My husband has been diagnosed with dementia. I do have a caregiver who is here 4 hrs a day Mon-Fri. My husband is pretty much house bound except for doctor appointments. He has episodes of incontinence so he doesn't really like to leave the house. But I feel bad when I leave the house without him, even though he has a wonderful care-giver. But I need to be able to have a conversation with people who make sense when you talk to them.
All the best
You love him. He loves you. He would want the best for you. You want to be your best. Everybody wins.
If the caregiver is wonderful then you do not have to feel guilty. I know that you are grateful that you are blessed with a terrific caregiver.
Contact with other adults refreshes the spirit, relieves anxiety, and allows you to be your best self.
Don’t leave for yourself, leave for your husband, and come back for him too.
Please find a way to get rid of that guilt!
You need to get out when you can. Just say, "I love you. I'll be back soon." and off you go for shopping or book group or exercise class.
How great you have a care giver/helper you like. Treasure that.
you can not help that he has a disease, whether it be dementia, cancer or something else, it happened and you have no control over it. You will be a much better wife and caregiver if you take time for your needs. You can not subjugate yourself to the caregiver role 100%.
learn how to love yourself.

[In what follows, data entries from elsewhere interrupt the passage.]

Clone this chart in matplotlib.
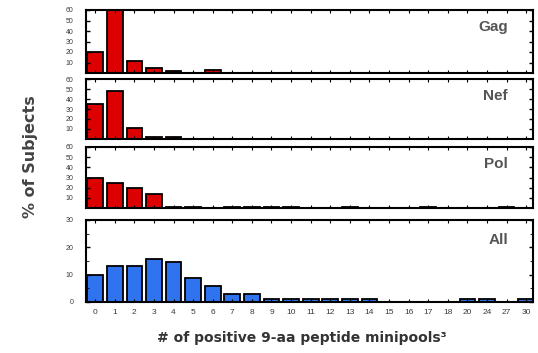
import matplotlib
matplotlib.use("Agg")
import matplotlib.pyplot as plt
import numpy as np

plt.rcParams['font.family'] = ['Liberation Sans', 'DejaVu Sans']

# categories on the x axis (number of positive minipools)
categories = ['0', '1', '2', '3', '4', '5', '6', '7', '8', '9', '10', '11', '12',
              '13', '14', '15', '16', '17', '18', '20', '24', '27', '30']

# % of subjects
gag = [20, 60, 11, 5, 2, 0, 3, 0, 0, 0, 0, 0, 0, 0, 0, 0, 0, 0, 0, 0, 0, 0, 0]
nef = [35, 48, 11, 2, 2, 0, 0, 0, 0, 0, 0, 0, 0, 0, 0, 0, 0, 0, 0, 0, 0, 0, 0]
pol = [30, 25, 20, 14, 1, 1, 0, 1, 1, 1, 1, 0, 0, 1, 0, 0, 0, 1, 0, 0, 0, 1, 0]
all_ = [10, 13, 13, 15.7, 14.6, 8.8, 5.8, 2.8, 2.8, 1.2, 1.2, 1.2, 1.2, 1.2, 1.2,
        0, 0, 0, 0, 1.2, 1.2, 0, 1.2]

panels = [("Gag", gag, 60, [10, 20, 30, 40, 50, 60], '#dc0000'),
          ("Nef", nef, 60, [10, 20, 30, 40, 50, 60], '#dc0000'),
          ("Pol", pol, 60, [10, 20, 30, 40, 50, 60], '#dc0000'),
          ("All", all_, 30, [0, 10, 20, 30], '#2f73ee')]

# (top, bottom) in pixels
boxes = [(10, 73), (79, 139), (147, 208), (220, 302)]
W, H = 538, 353
left, right = 86, 533

fig = plt.figure(figsize=(W / 100, H / 100), dpi=100)
x = np.arange(len(categories))
grey = '#3a3a3a'

for (name, vals, ymax, ticks, col), (top, bot) in zip(panels, boxes):
    ax = fig.add_axes([left / W, 1 - bot / H, (right - left) / W, (bot - top) / H])
    ax.bar(x, vals, width=0.8, color=col, edgecolor='black', linewidth=1.3)
    ax.set_xlim(-0.47, 22.35)
    ax.set_ylim(0, ymax)
    ax.set_yticks(ticks)
    ax.tick_params(axis='y', direction='in', right=True, length=3, width=1,
                   labelsize=5, labelcolor=grey, pad=9)
    ax.tick_params(axis='x', direction='in', top=True, length=2, width=0.8)
    for s in ax.spines.values():
        s.set_linewidth(1.5)
    ax.text(0.944, 0.84, name, transform=ax.transAxes, ha='right', va='top',
            fontsize=11, fontweight='bold', color='#555555')
    if name == "All":
        ax.set_xticks(x)
        ax.set_xticklabels(categories, fontsize=6, color=grey)
        ax.tick_params(axis='x', pad=5)
        ax.set_yticks([5, 15, 25], minor=True)
        ax.tick_params(axis='y', which='minor', direction='in', right=True, length=2)
    else:
        ax.set_xticks(x)
        ax.set_xticklabels([])

fig.text(31 / W, 1 - 157 / H, "% of Subjects", rotation=90, ha='center', va='center',
         fontsize=11.5, fontweight='bold', color='#444444', family='DejaVu Sans')
fig.text(302 / W, 1 - 338 / H, "# of positive 9-aa peptide minipools\u00b3", ha='center',
         va='center', fontsize=10, fontweight='bold', color='#333333', family='DejaVu Sans')

fig.savefig("out.png", dpi=100)
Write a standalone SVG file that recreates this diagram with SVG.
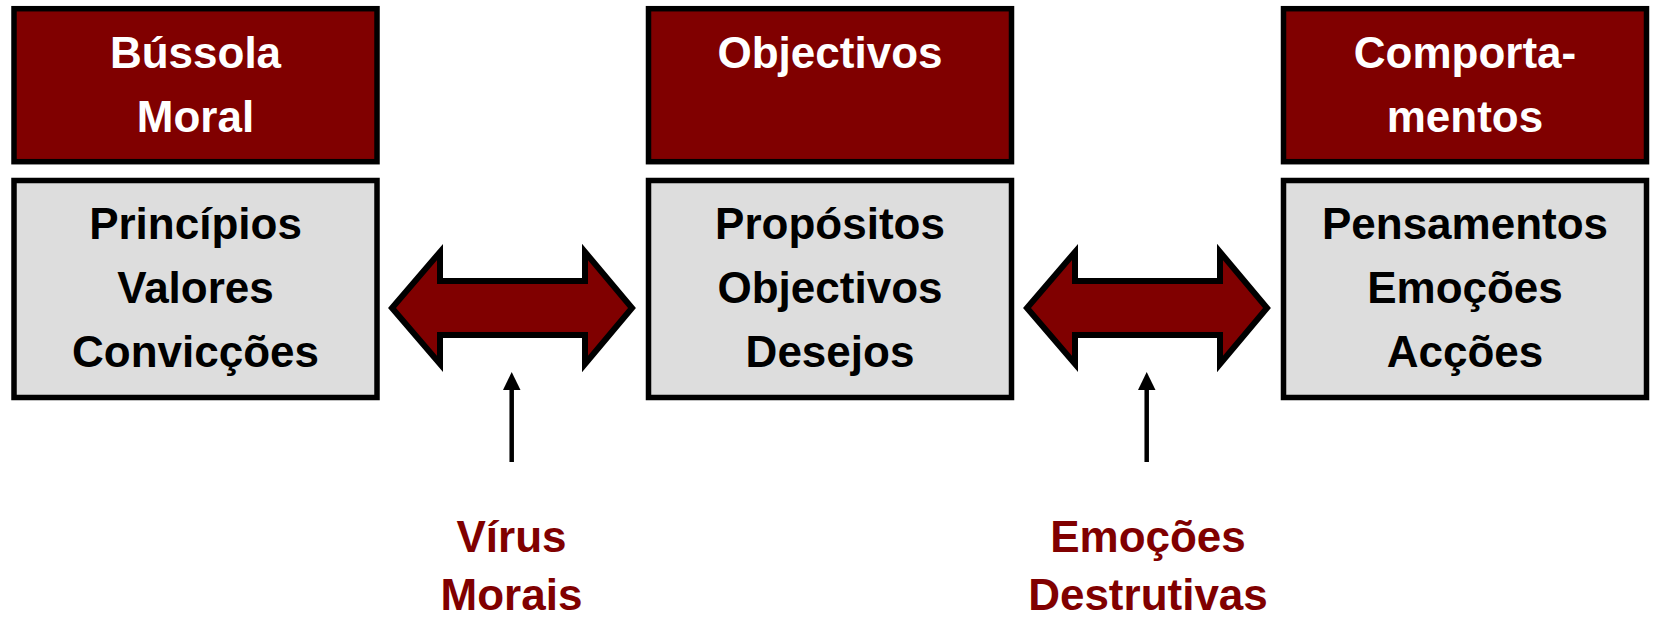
<svg xmlns="http://www.w3.org/2000/svg" width="1653" height="620" viewBox="0 0 1653 620">
<style>
.hdr{fill:#800000;stroke:#000;stroke-width:5.5}
.body{fill:#dddddd;stroke:#000;stroke-width:5.5}
text{font-family:"Liberation Sans",Arial,sans-serif;font-weight:bold;font-size:44px;text-anchor:middle}
.w{fill:#ffffff}
.k{fill:#000000}
.r{fill:#800000}
.dbl{fill:#800000;stroke:#000;stroke-width:6;stroke-linejoin:miter;stroke-miterlimit:10}
.ptr{stroke:#000;stroke-width:4.5;fill:none}
.tip{fill:#000}
</style>
<g id="node-bussola">
<rect class="hdr" x="14" y="8.7" width="363" height="153"/>
<text class="w" x="195.5" y="68">Bússola</text>
<text class="w" x="195.5" y="132">Moral</text>
</g>
<g id="node-principios">
<rect class="body" x="14" y="180.5" width="363" height="217"/>
<text class="k" x="195.5" y="239">Princípios</text>
<text class="k" x="195.5" y="303">Valores</text>
<text class="k" x="195.5" y="367">Convicções</text>
</g>
<g id="node-objectivos">
<rect class="hdr" x="648.5" y="8.7" width="363" height="153"/>
<text class="w" x="830" y="68">Objectivos</text>
</g>
<g id="node-propositos">
<rect class="body" x="648.5" y="180.5" width="363" height="217"/>
<text class="k" x="830" y="239">Propósitos</text>
<text class="k" x="830" y="303">Objectivos</text>
<text class="k" x="830" y="367">Desejos</text>
</g>
<g id="node-comportamentos">
<rect class="hdr" x="1283.5" y="8.7" width="363" height="153"/>
<text class="w" x="1465" y="68">Comporta-</text>
<text class="w" x="1465" y="132">mentos</text>
</g>
<g id="node-pensamentos">
<rect class="body" x="1283.5" y="180.5" width="363" height="217"/>
<text class="k" x="1465" y="239">Pensamentos</text>
<text class="k" x="1465" y="303">Emoções</text>
<text class="k" x="1465" y="367">Acções</text>
</g>
<g id="connectors">
<path class="dbl" d="M392,308 L440,252 L440,281 L585,281 L585,252 L632,308 L585,364 L585,335 L440,335 L440,364 Z"/>
<path class="dbl" d="M1027,308 L1075,252 L1075,281 L1220,281 L1220,252 L1267,308 L1220,364 L1220,335 L1075,335 L1075,364 Z"/>
<line class="ptr" x1="511.7" y1="462" x2="511.7" y2="386"/>
<path class="tip" d="M503,390 L511.7,372 L520.5,390 Z"/>
<line class="ptr" x1="1146.7" y1="462" x2="1146.7" y2="386"/>
<path class="tip" d="M1138,390 L1146.7,372 L1155.5,390 Z"/>
</g>
<g id="node-virus">
<text class="r" x="511.5" y="552">Vírus</text>
<text class="r" x="511.5" y="610">Morais</text>
</g>
<g id="node-emocoes">
<text class="r" x="1148" y="552">Emoções</text>
<text class="r" x="1148" y="610">Destrutivas</text>
</g>
</svg>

Tell yourself, I am a good wife, my husband has care while I’m gone, I need to do self care so I don’t burnout. I applaud you for doing this! Now go and don’t look back as though you've committed a crime. Perhaps get yourself into an Alzheimer’s support group. They will support your decision!
As one with IBSD and BAM, double causes of severe bouts of diarrhea, there are times it is impossible for me to leave home. When it is severe, it is difficult at times to even stop cooking, wash hands, and make it to the bathroom in time. I wouldn’t care if the spouse went somewhere without me, want him to carry on life as normally as possible. We have enough adapting to do, with these horrific bowel diseases, despite the medications that sometimes work, and sometimes do not.

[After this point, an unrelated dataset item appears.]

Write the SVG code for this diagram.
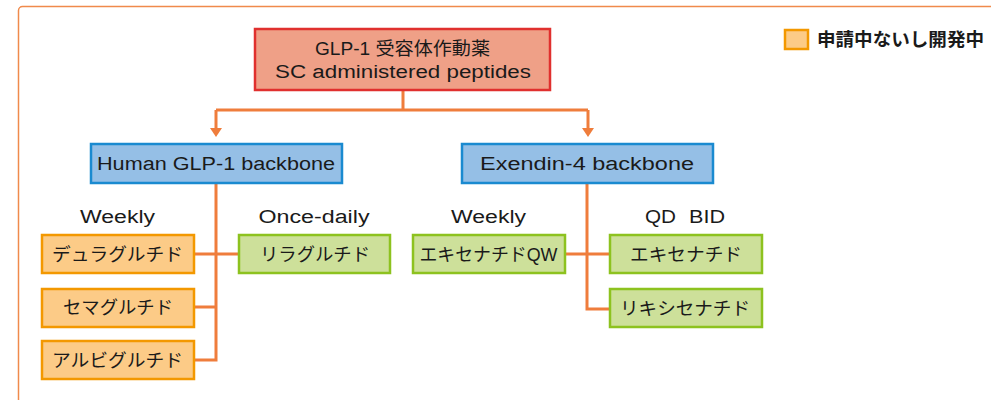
<svg xmlns="http://www.w3.org/2000/svg" width="991" height="400" viewBox="0 0 991 400">
<defs>
<style>
text { font-family: "Liberation Sans", "Noto Sans CJK JP", sans-serif; font-size: 18px; fill: #1a1a1a; text-anchor: middle; }
.jp { font-family: "Noto Sans CJK JP", sans-serif; }
.top { fill: #EFA087; stroke: #E0302E; stroke-width: 2.5; }
.blue { fill: #95BFE6; stroke: #1A8AD0; stroke-width: 2.5; }
.orange { fill: #FCCB87; stroke: #F39800; stroke-width: 2.5; }
.green { fill: #CDE09A; stroke: #8DC21F; stroke-width: 2.5; }
.conn { fill: none; stroke: #EF7D3C; stroke-width: 3; }
</style>
<marker id="arr" viewBox="0 0 10 10" refX="0" refY="5" markerWidth="9" markerHeight="12" markerUnits="userSpaceOnUse" orient="auto" preserveAspectRatio="none">
<path d="M0,0 L10,5 L0,10 z" fill="#EF7D3C"/>
</marker>
</defs>
<rect width="991" height="400" fill="#ffffff"/>
<rect x="18.5" y="6.5" width="1000" height="440" rx="4" fill="none" stroke="#F08A4B" stroke-width="1.5"/>

<g id="connectors">
<path class="conn" d="M403,90 V110 M216,110 H588"/>
<path class="conn" d="M216,110 V128" marker-end="url(#arr)"/>
<path class="conn" d="M588,110 V128" marker-end="url(#arr)"/>
<path class="conn" d="M216,183 V361.5 M194,254 H238 M194,307 H216 M194,360 H217.5"/>
<path class="conn" d="M587,183 V309 H609 M565,254 H609"/>
</g>

<g id="root">
<rect class="top" x="255" y="29" width="295" height="61"/>
<text x="402.5" y="55" textLength="175" lengthAdjust="spacingAndGlyphs">GLP-1 受容体作動薬</text>
<text x="403" y="78" textLength="256" lengthAdjust="spacingAndGlyphs">SC administered peptides</text>
</g>

<g id="human">
<rect class="blue" x="91" y="144" width="251" height="39"/>
<text x="216" y="169.5" textLength="238" lengthAdjust="spacingAndGlyphs">Human GLP-1 backbone</text>
</g>

<g id="exendin">
<rect class="blue" x="462" y="144" width="251" height="39"/>
<text x="587" y="169.5" textLength="214" lengthAdjust="spacingAndGlyphs">Exendin-4 backbone</text>
</g>

<g id="labels">
<text x="117.5" y="223" textLength="75" lengthAdjust="spacingAndGlyphs">Weekly</text>
<text x="314" y="223" textLength="111" lengthAdjust="spacingAndGlyphs">Once-daily</text>
<text x="488.5" y="223" textLength="75" lengthAdjust="spacingAndGlyphs">Weekly</text>
<text y="223" style="text-anchor:start"><tspan x="645" textLength="31" lengthAdjust="spacingAndGlyphs">QD</tspan> <tspan x="689" textLength="36" lengthAdjust="spacingAndGlyphs">BID</tspan></text>
</g>

<g id="dulaglutide">
<rect class="orange" x="42" y="235" width="152" height="38"/>
<text class="jp" x="117.5" y="260.5" textLength="131" lengthAdjust="spacingAndGlyphs">デュラグルチド</text>
</g>
<g id="semaglutide">
<rect class="orange" x="42" y="289" width="152" height="38"/>
<text class="jp" x="118" y="314" textLength="110" lengthAdjust="spacingAndGlyphs">セマグルチド</text>
</g>
<g id="albiglutide">
<rect class="orange" x="42" y="341" width="152" height="38"/>
<text class="jp" x="117.5" y="366.5" textLength="131" lengthAdjust="spacingAndGlyphs">アルビグルチド</text>
</g>
<g id="liraglutide">
<rect class="green" x="239" y="235" width="151" height="38"/>
<text class="jp" x="315" y="260.5" textLength="110" lengthAdjust="spacingAndGlyphs">リラグルチド</text>
</g>
<g id="exenatide-qw">
<rect class="green" x="413" y="235" width="152" height="38"/>
<text x="488.5" y="260.5" textLength="138" lengthAdjust="spacingAndGlyphs">エキセナチドQW</text>
</g>
<g id="exenatide">
<rect class="green" x="610" y="235" width="152" height="38"/>
<text class="jp" x="686" y="260.5" textLength="112" lengthAdjust="spacingAndGlyphs">エキセナチド</text>
</g>
<g id="lixisenatide">
<rect class="green" x="610" y="289" width="152" height="38"/>
<text class="jp" x="685" y="314.5" textLength="130" lengthAdjust="spacingAndGlyphs">リキシセナチド</text>
</g>

<g id="legend">
<rect class="orange" x="785" y="30" width="23" height="19" stroke-width="2"/>
<text class="jp" x="817" y="46" style="text-anchor:start;font-weight:bold" textLength="167" lengthAdjust="spacingAndGlyphs">申請中ないし開発中</text>
</g>
</svg>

We just took turns (hard to believe that we all got along in those days!!) giving her time away. He never had 'not family' care so he was 'alone' when she left, but there was someone with him, always.
I know it was hard for her, as he would often call her and ask when she was coming home and that made her anxious.

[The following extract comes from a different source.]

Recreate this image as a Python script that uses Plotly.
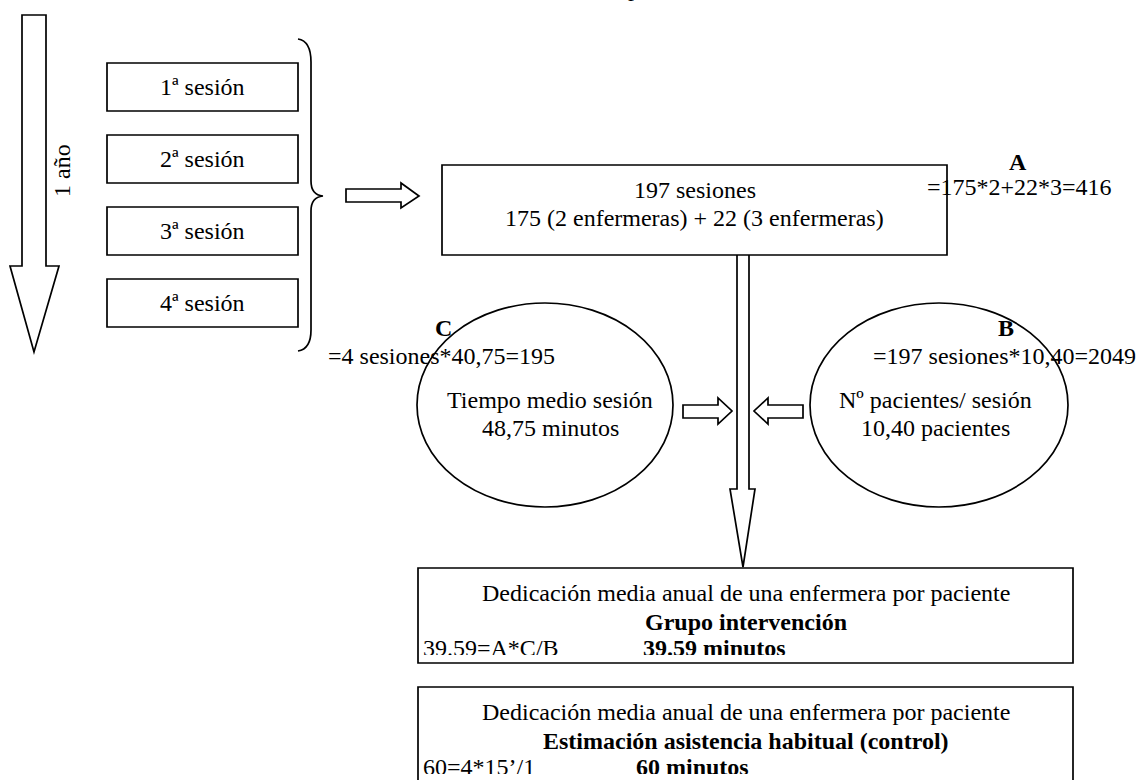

Funny thing--I just got through with chemo for lymphoma. My Dh went on two separate business trips both lasting 3 weeks each. He called me once during one trip and texted me during the other. It's lucky for me that I have great neighbors. He could not bear to see me bald and sick, so he simply put me on the back burner and ignored me.
Everyone is different and their wants and needs are different. I could not do enough for my DH and he couldn't have done less.
Finding a happy medium (which we never did) would be optimal, so I would suggest talking it out and coming to a place where he doesn't feel abandoned and you don't feel like an unpaid CG.
The MANY times my DH has been 'laid up' with something, he wants me right there 24/7. It's exhausting and I know I would get angry with him and that didn't help. He never figured out that I needed to get away from him from time to time.
Lunch out with a friend or just a long walk would refresh me enough that I could go back into the trenches and be OK.